For now, Shea and Kinzer are working as close strategic partners during the transition. Shea is looking for a CFO who can help scale the company to $1 billion in revenue and beyond, and who is “highly aligned” with that trajectory.

He stressed that while the buyout represents a significant corporate shift, it does not alter OneStream’s mission or independence. “There’s no deviation in our long-term vision,” Shea said. “Shared value creation will continue to guide everything we do—for our investors, employees, and customers.”

Have a good weekend.

Sheryl Estrada
sheryl.estrada@fortune.com

Leaderboard

Notable moves this week:
Patti Kangwankij was appointed CFO of Marqeta, Inc. (NASDAQ: MQ), the modern card issuing platform, effective Feb. 9. Kangwankij will succeed Mike Milotich as CFO, who was appointed Marqeta’s CEO in September. Kangwankij will join Marqeta from real estate technology company Roofstock, where she serves as CFO. Before that, she was head of payments finance and strategy at Stripe. 

Jason Chung was promoted to CFO of Riot Platforms, Inc. (NASDAQ: RIOT), effective March 1. Chung succeeds Colin Yee, who has served as the company’s CFO since 2022. Chung currently serves as Riot’s EVP and head of corporate development and strategy. He will assume leadership of Riot’s finance organization while continuing to oversee corporate development and investor relations. 

Cheing Lye-Ping (Penny) was appointed CFO of Alps Group Inc. (NASDAQ: ALPS), a biotechnology research and health care platform, effective Jan. 5. Cheing has over 30 years of experience. She previously served as the CFO of a property development company, the CEO of Premier Asia Capital Sdn. Bhd., and headed the corporate affairs department of Equine Capital Berhad, a property development company.

Cindy Soriano was promoted to CFO of DELFI Diagnostics, Inc., effective immediately. Soriano previously served as VP of investor relations. Before joining DELFI, she held senior finance leadership roles across the life sciences sector, including leading the finance organization at Zogenix through its acquisition by UCB and post-transaction integration. Earlier, Soriano held various leadership roles at BioMarin Pharmaceuticals. 

Ann Reis was appointed CFO of Green Plains Inc. (NASDAQ: GPRE), a biorefining company, effective Jan. 6. Reis joins Green Plains from Southwest Iowa Renewable Energy, where she served as CFO, chief accounting officer, and assistant secretary of the board of directors. She has more than 20 years of experience, including leadership roles at Lincoln Financial Group and ConAgra Foods. Reis succeeds Phil Boggs.
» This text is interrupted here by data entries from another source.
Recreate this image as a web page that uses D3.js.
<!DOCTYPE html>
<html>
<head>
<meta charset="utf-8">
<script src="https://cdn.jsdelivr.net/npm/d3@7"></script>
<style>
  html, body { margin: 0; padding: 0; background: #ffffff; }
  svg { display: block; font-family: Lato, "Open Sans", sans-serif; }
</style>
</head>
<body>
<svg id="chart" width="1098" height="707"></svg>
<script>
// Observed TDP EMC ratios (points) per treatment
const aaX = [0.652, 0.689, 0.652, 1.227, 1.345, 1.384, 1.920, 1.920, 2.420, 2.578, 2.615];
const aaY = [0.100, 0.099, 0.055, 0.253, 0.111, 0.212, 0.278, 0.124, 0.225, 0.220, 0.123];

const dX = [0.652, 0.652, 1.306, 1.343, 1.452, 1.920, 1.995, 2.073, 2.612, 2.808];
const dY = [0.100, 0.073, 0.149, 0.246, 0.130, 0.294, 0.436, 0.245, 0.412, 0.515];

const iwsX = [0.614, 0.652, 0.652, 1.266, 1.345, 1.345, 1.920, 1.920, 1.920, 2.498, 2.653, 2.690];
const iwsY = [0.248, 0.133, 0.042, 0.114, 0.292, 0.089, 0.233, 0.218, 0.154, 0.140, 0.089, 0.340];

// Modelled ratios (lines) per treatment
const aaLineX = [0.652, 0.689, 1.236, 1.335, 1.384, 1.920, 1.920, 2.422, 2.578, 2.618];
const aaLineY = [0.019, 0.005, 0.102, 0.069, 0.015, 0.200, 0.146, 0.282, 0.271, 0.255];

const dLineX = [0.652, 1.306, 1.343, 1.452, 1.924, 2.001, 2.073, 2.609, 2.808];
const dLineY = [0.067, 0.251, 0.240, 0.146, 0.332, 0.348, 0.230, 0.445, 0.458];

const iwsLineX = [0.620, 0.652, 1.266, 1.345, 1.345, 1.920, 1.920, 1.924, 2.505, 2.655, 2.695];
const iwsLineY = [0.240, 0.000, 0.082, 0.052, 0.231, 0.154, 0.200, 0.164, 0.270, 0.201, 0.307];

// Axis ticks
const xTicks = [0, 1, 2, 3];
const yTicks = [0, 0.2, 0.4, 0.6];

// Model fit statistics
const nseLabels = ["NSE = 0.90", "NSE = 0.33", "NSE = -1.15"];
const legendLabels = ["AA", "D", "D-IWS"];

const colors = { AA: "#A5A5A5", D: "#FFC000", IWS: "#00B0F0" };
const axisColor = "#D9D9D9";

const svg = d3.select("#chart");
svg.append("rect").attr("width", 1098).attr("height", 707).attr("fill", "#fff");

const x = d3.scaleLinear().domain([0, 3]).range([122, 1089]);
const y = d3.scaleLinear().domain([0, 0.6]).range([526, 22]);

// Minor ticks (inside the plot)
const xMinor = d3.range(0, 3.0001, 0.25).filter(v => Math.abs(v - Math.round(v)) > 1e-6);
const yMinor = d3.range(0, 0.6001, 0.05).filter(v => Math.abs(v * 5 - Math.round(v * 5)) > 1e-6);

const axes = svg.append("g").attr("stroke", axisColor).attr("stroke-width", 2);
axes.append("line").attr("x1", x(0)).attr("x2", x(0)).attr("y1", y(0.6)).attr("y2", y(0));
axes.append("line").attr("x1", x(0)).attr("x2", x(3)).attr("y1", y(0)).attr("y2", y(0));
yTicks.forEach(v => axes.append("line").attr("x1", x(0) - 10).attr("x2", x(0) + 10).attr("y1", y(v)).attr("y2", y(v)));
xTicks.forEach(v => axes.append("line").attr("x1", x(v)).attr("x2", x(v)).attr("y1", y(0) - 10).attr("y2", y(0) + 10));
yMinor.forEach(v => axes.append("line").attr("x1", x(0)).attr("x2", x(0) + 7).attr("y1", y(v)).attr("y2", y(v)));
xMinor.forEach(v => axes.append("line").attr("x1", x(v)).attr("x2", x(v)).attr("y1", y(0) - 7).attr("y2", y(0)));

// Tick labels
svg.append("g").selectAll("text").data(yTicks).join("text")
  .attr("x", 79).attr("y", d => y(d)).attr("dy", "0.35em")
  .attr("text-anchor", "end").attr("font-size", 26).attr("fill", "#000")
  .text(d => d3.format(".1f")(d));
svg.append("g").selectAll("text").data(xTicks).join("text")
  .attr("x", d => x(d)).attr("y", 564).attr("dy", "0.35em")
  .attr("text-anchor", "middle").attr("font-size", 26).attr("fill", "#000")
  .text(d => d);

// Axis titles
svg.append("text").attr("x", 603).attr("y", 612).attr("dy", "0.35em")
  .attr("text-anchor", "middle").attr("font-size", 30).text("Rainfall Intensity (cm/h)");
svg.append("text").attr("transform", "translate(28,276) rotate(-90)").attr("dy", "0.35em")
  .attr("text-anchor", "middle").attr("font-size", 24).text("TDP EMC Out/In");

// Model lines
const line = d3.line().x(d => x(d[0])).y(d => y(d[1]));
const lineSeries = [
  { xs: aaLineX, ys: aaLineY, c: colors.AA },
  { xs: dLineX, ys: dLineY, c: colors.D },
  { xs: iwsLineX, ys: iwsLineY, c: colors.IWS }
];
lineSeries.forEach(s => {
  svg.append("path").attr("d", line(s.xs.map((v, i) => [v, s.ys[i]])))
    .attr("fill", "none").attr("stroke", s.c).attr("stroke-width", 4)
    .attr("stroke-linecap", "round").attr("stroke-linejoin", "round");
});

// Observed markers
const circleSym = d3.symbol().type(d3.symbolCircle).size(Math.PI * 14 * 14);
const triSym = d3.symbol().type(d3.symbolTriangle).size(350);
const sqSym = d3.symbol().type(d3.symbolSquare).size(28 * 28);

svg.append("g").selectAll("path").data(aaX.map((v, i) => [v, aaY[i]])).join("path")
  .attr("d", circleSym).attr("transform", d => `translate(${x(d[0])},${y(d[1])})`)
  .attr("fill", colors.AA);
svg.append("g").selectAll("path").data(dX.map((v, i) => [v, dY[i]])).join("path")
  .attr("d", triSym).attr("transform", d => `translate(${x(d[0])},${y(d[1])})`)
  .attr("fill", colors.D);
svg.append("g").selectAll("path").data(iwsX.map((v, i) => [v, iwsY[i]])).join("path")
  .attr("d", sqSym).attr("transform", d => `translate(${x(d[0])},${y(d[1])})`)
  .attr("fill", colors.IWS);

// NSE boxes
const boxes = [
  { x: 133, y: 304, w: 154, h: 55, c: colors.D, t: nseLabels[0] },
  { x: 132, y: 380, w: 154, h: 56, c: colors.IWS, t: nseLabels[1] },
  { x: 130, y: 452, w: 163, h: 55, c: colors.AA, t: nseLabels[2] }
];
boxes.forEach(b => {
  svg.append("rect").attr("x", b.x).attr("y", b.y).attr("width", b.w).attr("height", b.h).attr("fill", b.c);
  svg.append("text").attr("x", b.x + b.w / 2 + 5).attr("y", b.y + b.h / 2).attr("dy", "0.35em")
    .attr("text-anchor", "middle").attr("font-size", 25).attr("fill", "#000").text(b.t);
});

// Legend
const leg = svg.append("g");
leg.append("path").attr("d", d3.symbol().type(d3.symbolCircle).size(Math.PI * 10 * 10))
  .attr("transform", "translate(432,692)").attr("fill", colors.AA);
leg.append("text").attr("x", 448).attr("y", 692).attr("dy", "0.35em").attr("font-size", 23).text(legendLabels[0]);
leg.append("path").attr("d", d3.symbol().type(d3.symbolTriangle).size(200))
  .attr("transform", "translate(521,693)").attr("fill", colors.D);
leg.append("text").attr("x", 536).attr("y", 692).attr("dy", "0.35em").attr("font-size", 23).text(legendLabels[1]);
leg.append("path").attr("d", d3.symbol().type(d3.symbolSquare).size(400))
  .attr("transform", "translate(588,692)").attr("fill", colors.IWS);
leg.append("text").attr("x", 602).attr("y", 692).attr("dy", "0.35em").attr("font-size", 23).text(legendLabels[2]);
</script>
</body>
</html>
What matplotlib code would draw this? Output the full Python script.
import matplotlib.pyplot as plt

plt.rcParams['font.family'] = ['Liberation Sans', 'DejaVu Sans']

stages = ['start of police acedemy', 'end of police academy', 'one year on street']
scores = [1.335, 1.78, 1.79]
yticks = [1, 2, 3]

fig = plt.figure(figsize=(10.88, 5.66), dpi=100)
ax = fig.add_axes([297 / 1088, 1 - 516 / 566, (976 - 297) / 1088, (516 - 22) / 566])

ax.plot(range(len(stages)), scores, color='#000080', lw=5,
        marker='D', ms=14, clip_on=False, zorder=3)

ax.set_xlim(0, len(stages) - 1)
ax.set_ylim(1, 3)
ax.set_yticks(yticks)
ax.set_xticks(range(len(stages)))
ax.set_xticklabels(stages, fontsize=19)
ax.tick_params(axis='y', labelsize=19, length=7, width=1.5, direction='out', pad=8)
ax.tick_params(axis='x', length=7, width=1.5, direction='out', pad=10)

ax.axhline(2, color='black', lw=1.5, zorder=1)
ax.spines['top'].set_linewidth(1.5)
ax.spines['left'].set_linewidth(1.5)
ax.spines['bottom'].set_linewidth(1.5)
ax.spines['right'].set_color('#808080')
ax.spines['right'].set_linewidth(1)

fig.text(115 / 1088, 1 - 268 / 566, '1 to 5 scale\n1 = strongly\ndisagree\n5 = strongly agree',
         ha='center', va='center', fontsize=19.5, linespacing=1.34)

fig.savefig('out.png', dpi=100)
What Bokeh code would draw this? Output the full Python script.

Spencer Hart was appointed CFO of Loop Industries, Inc. (NASDAQ: LOOP), a clean technology company, effective Jan. 15. Hart will also remain a member of the board of directors. He brings over 30 years of experience, most recently as a senior managing director and senior advisor at Guggenheim Securities.

Jeffrey Lee was appointed EVP and CFO of ProAmpac, a flexible packaging and material science company, effective Feb. 9. Lee succeeds Eric Bradford, who has served as ProAmpac’s CFO since 2012. Lee joins ProAmpac from Cornerstone Building Brands, where he served as EVP and CFO for more than six years. Before Cornerstone, Lee was SVP and CFO of Wilsonart International. 

Jean-Frédéric Viret was appointed CFO of SpyGlass Pharma, a late-stage biopharmaceutical company. Viret brings over two decades of corporate finance experience. His most recent roles include serving as CFO of NGM Biopharmaceuticals, Inc. and Blade Therapeutics, Inc. Before Blade, Viret was CFO at Coherus BioSciences, Inc., now Coherus Oncology.

Daniel Gabbay was appointed EVP and CFO of Healthcare Realty Trust Incorporated (NYSE: HR), effective Jan. 12. Since 2024, Gabbay has served as a managing director in the Real Estate Investment Banking Group of RBC Capital Markets. Before RBC, he served as a managing director in the Real Estate Investment Banking Group at Barclays.

Big Deal

Harnessing the power of gen AI in private markets” is a new report by McKinsey that looks at how private equity and other private-markets investors can use generative AI effectively, while also warning about its limitations and risks. The report suggests building processes to cross-check AI-generated insights against internal notes, expert interviews, and structured data, using misalignments as signals for where deeper due diligence is needed.